**** DATA LINES

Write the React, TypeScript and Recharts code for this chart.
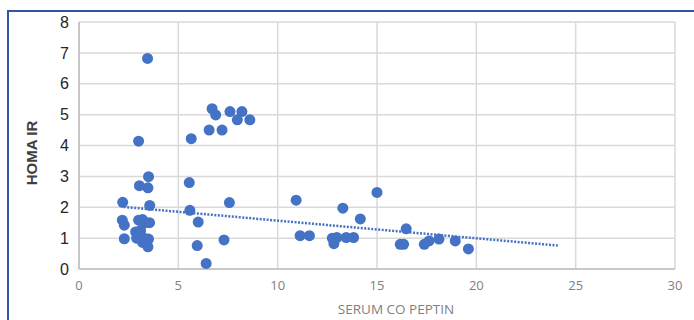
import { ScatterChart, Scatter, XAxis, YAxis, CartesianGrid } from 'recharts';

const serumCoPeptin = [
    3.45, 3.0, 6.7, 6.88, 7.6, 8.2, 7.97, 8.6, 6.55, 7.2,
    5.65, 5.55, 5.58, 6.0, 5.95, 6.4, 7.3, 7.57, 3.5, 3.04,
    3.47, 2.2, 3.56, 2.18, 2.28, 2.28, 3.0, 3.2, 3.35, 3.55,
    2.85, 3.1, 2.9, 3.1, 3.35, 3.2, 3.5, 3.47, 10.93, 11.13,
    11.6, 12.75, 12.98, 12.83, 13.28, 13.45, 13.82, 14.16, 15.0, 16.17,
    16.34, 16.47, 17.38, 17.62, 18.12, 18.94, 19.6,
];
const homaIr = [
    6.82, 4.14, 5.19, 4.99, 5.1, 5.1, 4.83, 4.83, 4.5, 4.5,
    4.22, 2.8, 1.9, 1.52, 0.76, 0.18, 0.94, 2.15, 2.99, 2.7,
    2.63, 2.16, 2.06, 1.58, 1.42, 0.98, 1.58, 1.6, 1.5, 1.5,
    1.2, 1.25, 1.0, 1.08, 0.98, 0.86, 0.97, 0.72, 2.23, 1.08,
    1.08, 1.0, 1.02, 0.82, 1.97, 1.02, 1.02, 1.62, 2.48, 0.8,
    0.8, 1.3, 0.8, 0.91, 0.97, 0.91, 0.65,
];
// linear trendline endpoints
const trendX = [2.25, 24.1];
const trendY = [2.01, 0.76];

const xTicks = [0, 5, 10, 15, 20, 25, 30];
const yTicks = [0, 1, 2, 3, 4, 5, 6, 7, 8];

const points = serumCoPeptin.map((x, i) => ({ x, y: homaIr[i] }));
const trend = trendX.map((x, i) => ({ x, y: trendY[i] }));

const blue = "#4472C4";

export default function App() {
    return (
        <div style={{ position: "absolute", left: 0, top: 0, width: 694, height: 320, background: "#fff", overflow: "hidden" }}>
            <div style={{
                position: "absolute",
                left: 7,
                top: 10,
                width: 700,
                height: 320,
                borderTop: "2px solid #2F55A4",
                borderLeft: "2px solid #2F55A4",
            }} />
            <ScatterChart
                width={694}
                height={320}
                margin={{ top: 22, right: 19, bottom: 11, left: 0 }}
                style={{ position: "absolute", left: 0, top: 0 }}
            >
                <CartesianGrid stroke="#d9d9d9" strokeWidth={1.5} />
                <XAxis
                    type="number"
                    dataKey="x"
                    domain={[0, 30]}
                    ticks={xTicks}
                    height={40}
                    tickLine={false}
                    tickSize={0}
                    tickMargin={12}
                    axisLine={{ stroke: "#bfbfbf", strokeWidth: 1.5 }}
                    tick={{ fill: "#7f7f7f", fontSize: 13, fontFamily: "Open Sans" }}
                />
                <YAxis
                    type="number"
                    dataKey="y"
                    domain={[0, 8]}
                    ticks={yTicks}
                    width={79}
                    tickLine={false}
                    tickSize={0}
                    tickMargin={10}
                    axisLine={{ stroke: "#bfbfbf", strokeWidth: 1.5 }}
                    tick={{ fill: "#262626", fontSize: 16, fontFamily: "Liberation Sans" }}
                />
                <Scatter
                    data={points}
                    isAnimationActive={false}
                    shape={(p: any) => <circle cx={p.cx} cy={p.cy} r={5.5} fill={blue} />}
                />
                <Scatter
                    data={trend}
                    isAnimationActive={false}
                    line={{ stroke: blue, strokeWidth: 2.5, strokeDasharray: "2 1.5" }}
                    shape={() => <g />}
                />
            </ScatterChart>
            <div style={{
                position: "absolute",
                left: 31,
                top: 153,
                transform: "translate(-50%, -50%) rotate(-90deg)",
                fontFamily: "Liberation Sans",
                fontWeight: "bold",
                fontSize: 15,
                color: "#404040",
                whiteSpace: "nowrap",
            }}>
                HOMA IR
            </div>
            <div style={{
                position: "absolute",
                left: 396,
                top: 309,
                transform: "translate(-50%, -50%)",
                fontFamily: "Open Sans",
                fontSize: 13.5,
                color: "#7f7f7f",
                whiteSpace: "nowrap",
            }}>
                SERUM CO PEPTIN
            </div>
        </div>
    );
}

********

#### REQUIRED WORK:
Take the listing above and restate it word for word, without its pictures.

#### SOLUTION TO THE EXERCISE:
Write the React, TypeScript and Recharts code for this chart.
import { ScatterChart, Scatter, XAxis, YAxis, CartesianGrid } from 'recharts';

const serumCoPeptin = [
    3.45, 3.0, 6.7, 6.88, 7.6, 8.2, 7.97, 8.6, 6.55, 7.2,
    5.65, 5.55, 5.58, 6.0, 5.95, 6.4, 7.3, 7.57, 3.5, 3.04,
    3.47, 2.2, 3.56, 2.18, 2.28, 2.28, 3.0, 3.2, 3.35, 3.55,
    2.85, 3.1, 2.9, 3.1, 3.35, 3.2, 3.5, 3.47, 10.93, 11.13,
    11.6, 12.75, 12.98, 12.83, 13.28, 13.45, 13.82, 14.16, 15.0, 16.17,
    16.34, 16.47, 17.38, 17.62, 18.12, 18.94, 19.6,
];
const homaIr = [
    6.82, 4.14, 5.19, 4.99, 5.1, 5.1, 4.83, 4.83, 4.5, 4.5,
    4.22, 2.8, 1.9, 1.52, 0.76, 0.18, 0.94, 2.15, 2.99, 2.7,
    2.63, 2.16, 2.06, 1.58, 1.42, 0.98, 1.58, 1.6, 1.5, 1.5,
    1.2, 1.25, 1.0, 1.08, 0.98, 0.86, 0.97, 0.72, 2.23, 1.08,
    1.08, 1.0, 1.02, 0.82, 1.97, 1.02, 1.02, 1.62, 2.48, 0.8,
    0.8, 1.3, 0.8, 0.91, 0.97, 0.91, 0.65,
];
// linear trendline endpoints
const trendX = [2.25, 24.1];
const trendY = [2.01, 0.76];

const xTicks = [0, 5, 10, 15, 20, 25, 30];
const yTicks = [0, 1, 2, 3, 4, 5, 6, 7, 8];

const points = serumCoPeptin.map((x, i) => ({ x, y: homaIr[i] }));
const trend = trendX.map((x, i) => ({ x, y: trendY[i] }));

const blue = "#4472C4";

export default function App() {
    return (
        <div style={{ position: "absolute", left: 0, top: 0, width: 694, height: 320, background: "#fff", overflow: "hidden" }}>
            <div style={{
                position: "absolute",
                left: 7,
                top: 10,
                width: 700,
                height: 320,
                borderTop: "2px solid #2F55A4",
                borderLeft: "2px solid #2F55A4",
            }} />
            <ScatterChart
                width={694}
                height={320}
                margin={{ top: 22, right: 19, bottom: 11, left: 0 }}
                style={{ position: "absolute", left: 0, top: 0 }}
            >
                <CartesianGrid stroke="#d9d9d9" strokeWidth={1.5} />
                <XAxis
                    type="number"
                    dataKey="x"
                    domain={[0, 30]}
                    ticks={xTicks}
                    height={40}
                    tickLine={false}
                    tickSize={0}
                    tickMargin={12}
                    axisLine={{ stroke: "#bfbfbf", strokeWidth: 1.5 }}
                    tick={{ fill: "#7f7f7f", fontSize: 13, fontFamily: "Open Sans" }}
                />
                <YAxis
                    type="number"
                    dataKey="y"
                    domain={[0, 8]}
                    ticks={yTicks}
                    width={79}
                    tickLine={false}
                    tickSize={0}
                    tickMargin={10}
                    axisLine={{ stroke: "#bfbfbf", strokeWidth: 1.5 }}
                    tick={{ fill: "#262626", fontSize: 16, fontFamily: "Liberation Sans" }}
                />
                <Scatter
                    data={points}
                    isAnimationActive={false}
                    shape={(p: any) => <circle cx={p.cx} cy={p.cy} r={5.5} fill={blue} />}
                />
                <Scatter
                    data={trend}
                    isAnimationActive={false}
                    line={{ stroke: blue, strokeWidth: 2.5, strokeDasharray: "2 1.5" }}
                    shape={() => <g />}
                />
            </ScatterChart>
            <div style={{
                position: "absolute",
                left: 31,
                top: 153,
                transform: "translate(-50%, -50%) rotate(-90deg)",
                fontFamily: "Liberation Sans",
                fontWeight: "bold",
                fontSize: 15,
                color: "#404040",
                whiteSpace: "nowrap",
            }}>
                HOMA IR
            </div>
            <div style={{
                position: "absolute",
                left: 396,
                top: 309,
                transform: "translate(-50%, -50%)",
                fontFamily: "Open Sans",
                fontSize: 13.5,
                color: "#7f7f7f",
                whiteSpace: "nowrap",
            }}>
                SERUM CO PEPTIN
            </div>
        </div>
    );
}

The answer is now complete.